=== SUPPLIED INFORMATION ===
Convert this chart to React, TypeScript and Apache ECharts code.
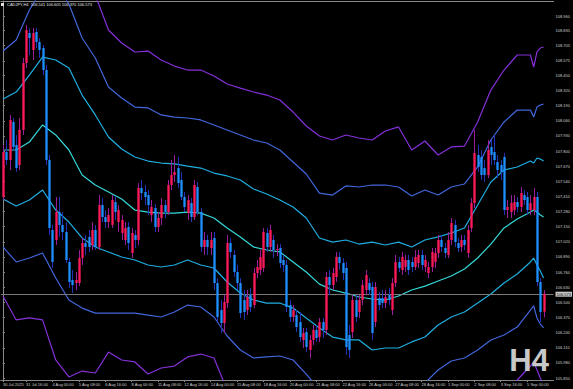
import React, { useEffect, useRef } from "react";
import * as echarts from "echarts";

// ---- candles (bar index 0 = 30 Jul 12:00, H4 bars) ----
const opens = [107.405,107.792,107.723,108.050,107.852,107.680,107.981,108.556,108.814,108.668,
108.823,108.737,108.685,108.496,107.723,107.122,107.036,107.276,107.165,107.104,
106.847,106.692,106.666,106.666,106.881,107.010,107.062,106.993,107.122,106.976,
107.336,107.233,107.190,107.165,107.362,107.190,107.096,107.036,107.147,106.924,
107.079,107.036,107.482,107.448,107.422,107.250,107.310,107.147,107.225,107.336,
107.276,107.508,107.594,107.654,107.551,107.405,107.267,107.353,107.233,107.491,
107.276,106.976,107.036,106.967,107.053,106.666,106.434,106.322,106.494,107.010,
106.907,106.761,106.666,106.520,106.434,106.563,106.477,106.752,106.778,106.795,
107.096,106.976,107.036,106.950,106.967,106.864,106.821,106.477,106.374,106.391,
106.331,106.177,106.245,106.091,106.177,106.263,106.202,106.331,106.263,106.718,
106.649,106.718,106.890,106.838,106.795,106.220,106.245,106.520,106.417,106.520,
106.606,106.666,106.632,106.331,106.537,106.537,106.494,106.563,106.434,106.666,
106.847,106.778,106.804,106.864,106.847,106.804,106.838,106.907,106.804,106.752,
106.804,106.847,106.924,107.036,106.967,106.907,107.036,107.165,107.010,106.976,
107.036,106.924,107.139,107.353,107.766,107.749,107.654,107.594,107.835,107.792,
107.706,107.680,107.749,107.293,107.276,107.293,107.362,107.319,107.422,107.405,
107.293,107.293,107.405,106.675,106.420];
const closes = [107.792,107.723,108.067,107.835,107.654,107.981,108.556,108.840,108.771,108.814,
108.737,108.668,108.496,107.723,107.139,106.847,107.276,107.165,107.104,106.864,
106.675,106.649,106.692,106.881,107.010,106.976,106.976,107.122,106.976,107.336,
107.233,107.190,107.250,107.379,107.276,107.293,107.208,107.139,107.010,107.096,
107.036,107.482,107.439,107.405,107.336,107.319,107.147,107.225,107.336,107.276,
107.508,107.594,107.620,107.525,107.405,107.319,107.379,107.233,107.508,107.276,
106.976,107.036,106.976,107.036,106.666,106.374,106.322,106.503,107.010,106.933,
106.761,106.666,106.408,106.417,106.546,106.460,106.752,106.804,106.890,107.104,
106.976,107.122,106.950,106.958,106.838,106.821,106.460,106.374,106.434,106.288,
106.202,106.237,106.116,106.177,106.263,106.194,106.331,106.263,106.718,106.649,
106.752,106.890,106.838,106.752,106.116,106.091,106.520,106.374,106.520,106.649,
106.735,106.606,106.237,106.632,106.477,106.494,106.546,106.520,106.666,106.847,
106.795,106.890,106.864,106.778,106.804,106.890,106.907,106.821,106.864,106.804,
106.933,106.924,107.036,106.976,106.924,107.036,107.182,107.018,106.967,107.036,
106.993,107.122,107.353,107.783,107.663,107.594,107.594,107.809,107.766,107.723,
107.637,107.620,107.293,107.319,107.353,107.362,107.319,107.439,107.379,107.293,
107.353,107.405,106.675,106.417,106.573];
const highs = [107.852,107.895,108.110,108.084,107.938,108.084,108.599,108.883,108.857,108.857,
108.857,108.771,108.711,108.539,107.766,107.165,107.405,107.405,107.276,107.190,
106.881,106.778,106.761,106.950,107.053,107.079,107.122,107.190,107.165,107.422,
107.396,107.293,107.310,107.422,107.413,107.336,107.250,107.190,107.190,107.139,
107.122,107.525,107.551,107.508,107.465,107.379,107.345,107.276,107.396,107.379,
107.551,107.723,107.766,107.749,107.620,107.448,107.422,107.396,107.551,107.534,
107.310,107.104,107.079,107.104,107.104,106.709,106.520,106.563,107.079,107.053,
106.950,106.821,106.709,106.606,106.606,106.623,106.795,106.864,106.950,107.139,
107.139,107.165,107.079,107.001,107.001,106.907,106.864,106.520,106.477,106.434,
106.417,106.280,106.280,106.220,106.306,106.306,106.366,106.366,106.761,106.778,
106.795,106.933,106.933,106.881,106.847,106.306,106.563,106.563,106.563,106.692,
106.778,106.709,106.675,106.675,106.589,106.606,106.606,106.623,106.709,106.907,
106.890,106.933,106.907,106.907,106.890,106.950,106.950,106.950,106.907,106.847,
106.967,106.967,107.079,107.079,107.010,107.104,107.225,107.208,107.053,107.079,
107.079,107.165,107.396,107.981,107.852,107.809,107.723,107.895,107.895,107.938,
107.766,107.723,107.783,107.379,107.422,107.422,107.405,107.491,107.465,107.448,
107.422,107.482,107.448,106.709,106.605];
const lows = [107.379,107.680,107.637,107.809,107.620,107.637,107.938,108.513,108.625,108.582,
108.685,108.599,108.453,107.680,107.079,106.795,106.993,107.062,107.036,106.838,
106.623,106.580,106.606,106.640,106.821,106.907,106.933,106.950,106.950,106.950,
107.190,107.139,107.139,107.139,107.208,107.104,107.036,106.993,106.950,106.881,
106.967,106.993,107.379,107.336,107.250,107.190,107.104,107.104,107.165,107.225,
107.250,107.465,107.534,107.482,107.379,107.276,107.208,107.190,107.208,107.250,
106.933,106.907,106.907,106.907,106.606,106.331,106.237,106.237,106.451,106.881,
106.718,106.606,106.366,106.349,106.391,106.417,106.451,106.709,106.735,106.761,
106.933,106.933,106.881,106.898,106.795,106.761,106.417,106.331,106.331,106.245,
106.160,106.108,106.073,106.022,106.134,106.160,106.160,106.194,106.220,106.563,
106.606,106.675,106.778,106.692,106.048,106.022,106.194,106.331,106.366,106.477,
106.563,106.563,106.177,106.288,106.434,106.451,106.451,106.477,106.391,106.632,
106.761,106.735,106.761,106.735,106.761,106.778,106.795,106.778,106.761,106.709,
106.761,106.795,106.881,106.933,106.881,106.881,106.993,106.976,106.933,106.933,
106.950,106.881,107.104,107.310,107.620,107.551,107.534,107.568,107.680,107.680,
107.568,107.551,107.250,107.225,107.225,107.250,107.276,107.276,107.336,107.250,
107.250,107.250,106.640,106.331,106.370];

// ---- band lines, read at these bar indexes ----
const bandBars = [0,4,8,12,16,20,24,28,32,36,40,44,48,52,56,60,64,68,72,76,80,84,88,92,96,100,
104,108,112,116,120,124,128,132,136,140,144,148,152,156,160,161,162,163,164];
const midBand = [107.809,107.809,107.877,108.024,107.938,107.809,107.594,107.508,107.448,107.388,
107.293,107.276,107.267,107.267,107.276,107.267,107.225,107.139,107.062,106.976,
106.950,106.933,106.847,106.761,106.657,106.606,106.580,106.546,106.529,106.520,
106.555,106.606,106.640,106.683,106.726,106.786,106.881,107.001,107.139,107.216,
107.276,107.293,107.276,107.250,107.233];
const upper1 = [108.247,108.307,108.453,108.607,108.582,108.513,108.281,108.110,107.921,107.817,
107.749,107.714,107.697,107.689,107.671,107.654,107.611,107.586,107.551,107.474,
107.431,107.379,107.319,107.225,107.053,107.018,107.036,107.001,107.018,106.993,
107.018,106.976,107.036,107.062,107.096,107.139,107.336,107.534,107.637,107.663,
107.714,107.697,107.740,107.731,107.714];
const upper2 = [108.659,108.754,109.012,109.192,109.226,109.063,108.771,108.599,108.350,108.256,
108.178,108.170,108.110,108.092,108.084,108.067,108.024,107.981,107.938,107.895,
107.869,107.809,107.706,107.603,107.439,107.422,107.500,107.491,107.508,107.508,
107.491,107.414,107.465,107.422,107.491,107.517,107.663,107.895,108.050,108.152,
108.152,108.092,108.178,108.195,108.204];
const upper3 = [109.140,109.269,109.484,109.785,109.871,109.742,109.441,109.140,108.840,108.728,
108.651,108.659,108.582,108.530,108.496,108.496,108.445,108.376,108.341,108.307,
108.281,108.238,108.135,108.015,107.929,107.895,107.938,107.912,107.895,107.972,
108.007,107.809,107.886,107.766,107.835,107.843,108.050,108.324,108.496,108.625,
108.625,108.522,108.651,108.685,108.694];
const lower1 = [107.388,107.328,107.379,107.465,107.293,107.190,107.053,106.976,106.933,106.890,
106.864,106.821,106.804,106.821,106.864,106.821,106.795,106.675,106.580,106.520,
106.494,106.494,106.451,106.366,106.280,106.202,106.177,106.177,106.091,106.108,
106.108,106.160,106.202,106.306,106.374,106.417,106.494,106.572,106.666,106.744,
106.847,106.881,106.821,106.769,106.709];
const lower2 = [106.976,106.847,106.881,106.924,106.709,106.520,106.451,106.408,106.408,106.408,
106.408,106.391,106.374,106.417,106.477,106.460,106.374,106.211,106.091,106.022,
106.031,106.039,106.005,105.884,105.747,105.661,105.704,105.730,105.661,105.695,
105.678,105.704,105.807,105.919,105.996,106.022,106.091,106.177,106.220,106.288,
106.434,106.469,106.366,106.314,106.280];
const lower3 = [106.555,106.349,106.366,106.349,106.005,105.859,105.910,105.893,106.073,106.005,
105.988,105.884,105.936,105.953,106.031,106.056,106.022,105.747,105.575,105.610,
105.575,105.558,105.532,105.446,105.386,105.317,105.369,105.352,105.274,105.283,
105.266,105.317,105.403,105.506,105.575,105.618,105.678,105.730,105.764,105.833,
105.953,105.988,105.919,105.850,105.790];

// ---- axes ----
const timeLabels = ["30 Jul 2025","31 Jul 16:00","4 Aug 00:00","5 Aug 08:00","6 Aug 16:00","8 Aug 00:00",
"11 Aug 08:00","12 Aug 16:00","14 Aug 00:00","15 Aug 08:00","18 Aug 16:00","20 Aug 00:00","21 Aug 08:00",
"22 Aug 16:00","26 Aug 00:00","27 Aug 08:00","28 Aug 16:00","1 Sep 00:00","2 Sep 08:00","3 Sep 16:00","5 Sep 00:00"];
const timeLabelBars = [0,7,15,23,31,39,47,55,63,71,79,87,95,103,111,119,127,135,143,151,159];
const priceLabels = ["108.960","108.835","108.705","108.575","108.450","108.320","108.190","108.060",
"107.930","107.800","107.670","107.540","107.410","107.280","107.150","107.020","106.890","106.760",
"106.630","106.500","106.370","106.240","106.110","105.980","105.850"];
const lastPrice = 106.573;
const headerText = "CADJPY,H4  106.541 106.605 106.370 106.573";
const periodText = "H4";

const FONT = "Liberation Sans";

export default function App() {
  const ref = useRef<HTMLDivElement>(null);
  useEffect(() => {
    if (!ref.current) return;
    const chart = echarts.init(ref.current, null, { renderer: "svg" });
    const candleData = opens.map((o, i) => [i, o, closes[i], lows[i], highs[i]]);
    const band = (arr: number[]) => bandBars.map((b, j) => [b, arr[j]]);
    const lineSeries = (name: string, arr: number[], color: string, extra: any = {}) => ({
      name, type: "line", data: band(arr), symbol: "none", silent: true,
      lineStyle: { color, width: 1.2 }, z: 2, ...extra,
    });
    const labelVals = priceLabels.map((s) => parseFloat(s));
    chart.setOption({
      animation: false,
      backgroundColor: "#000000",
      grid: { left: 0, right: 18, top: 1, bottom: 9, containLabel: false },
      xAxis: [
        {
          type: "value", min: -0.665, max: 167.02, position: "bottom",
          splitLine: { show: false },
          axisLine: { show: true, lineStyle: { color: "#8a8a8a", width: 1 } },
          axisTick: { show: true, customValues: timeLabelBars, length: 2, lineStyle: { color: "#8a8a8a" } },
          axisLabel: {
            show: true, customValues: timeLabelBars, align: "left", margin: 2,
            fontSize: 4, fontFamily: FONT, color: "#d0d0d0",
            formatter: (v: number) => { const k = timeLabelBars.indexOf(Math.round(v)); return k >= 0 ? timeLabels[k] : ""; },
          },
        },
        {
          type: "value", min: -0.665, max: 167.02, position: "top",
          splitLine: { show: false }, axisTick: { show: false }, axisLabel: { show: false },
          axisLine: { show: true, lineStyle: { color: "#8a8a8a", width: 1 } },
        },
      ],
      yAxis: {
        type: "value", position: "right", min: 105.833, max: 109.089, scale: true,
        splitLine: { show: false },
        axisLine: { show: true, lineStyle: { color: "#8a8a8a", width: 1 } },
        axisTick: { show: true, customValues: labelVals, length: 2, lineStyle: { color: "#8a8a8a" } },
        axisLabel: {
          show: true, customValues: labelVals, margin: 2, fontSize: 4, fontFamily: FONT, color: "#d0d0d0",
          formatter: (v: number) => v.toFixed(3),
        },
      },
      series: [
        lineSeries("upper3", upper3, "#8530d8"),
        lineSeries("upper2", upper2, "#4266dc"),
        lineSeries("upper1", upper1, "#20aee0"),
        lineSeries("middle", midBand, "#34d8d8", {
          markLine: {
            silent: true, symbol: "none",
            lineStyle: { color: "#7a7a7a", width: 1, type: "solid" },
            label: {
              show: true, position: "end", distance: 2, formatter: lastPrice.toFixed(3),
              fontSize: 4, fontFamily: FONT, color: "#000000", backgroundColor: "#c8c8c8", padding: [0.5, 1],
            },
            data: [{ yAxis: lastPrice }],
          },
        }),
        lineSeries("lower1", lower1, "#20aee0"),
        lineSeries("lower2", lower2, "#4266dc"),
        lineSeries("lower3", lower3, "#8530d8"),
        {
          name: "candles", type: "custom", data: candleData, z: 5,
          encode: { x: 0, y: [1, 2, 3, 4] },
          renderItem: (params: any, api: any) => {
            const i = api.value(0);
            const o = api.value(1), c = api.value(2), l = api.value(3), h = api.value(4);
            const pO = api.coord([i, o]);
            const pC = api.coord([i, c]);
            const pH = api.coord([i, h]);
            const pL = api.coord([i, l]);
            const w = api.size([1, 0])[0] * 0.7;
            const up = c >= o;
            const top = Math.min(pO[1], pC[1]);
            const bh = Math.max(Math.abs(pO[1] - pC[1]), 1);
            const xm = Math.round(pO[0]) + 0.5;
            return {
              type: "group",
              children: [
                { type: "line", shape: { x1: xm, y1: pH[1], x2: xm, y2: pL[1] },
                  style: { stroke: up ? "#9a1e9a" : "#2233b8", lineWidth: 1 } },
                { type: "rect", shape: { x: xm - w / 2, y: top, width: w, height: bh },
                  style: { fill: up ? "#ff1a5a" : "#1e90ff" } },
              ],
            };
          },
        },
      ],
      graphic: [
        { type: "rect", left: 1, top: 3, shape: { width: 3, height: 3 }, style: { fill: "#e0e0e0" }, z: 10 },
        { type: "text", left: 7, top: 2, z: 10,
          style: { text: headerText, fontSize: 4, fontFamily: FONT, fill: "#e6e6e6" } },
        { type: "text", right: 24, top: 345, z: 10,
          style: { text: periodText, fontSize: 31, fontWeight: "bold", fontFamily: FONT, fill: "#c8c8c8" } },
      ],
    });
    return () => chart.dispose();
  }, []);
  return (
    <div ref={ref} style={{ position: "fixed", left: 0, top: 0, width: 573, height: 389, background: "#000" }} />
  );
}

=== TO BE DONE ===
Restate each line from the start of the listing through the line bearing "import * as" word for word. Drop the pictures.

=== TASK OUTPUT ===
Convert this chart to React, TypeScript and Apache ECharts code.
import React, { useEffect, useRef } from "react";
import * as echarts from "echarts";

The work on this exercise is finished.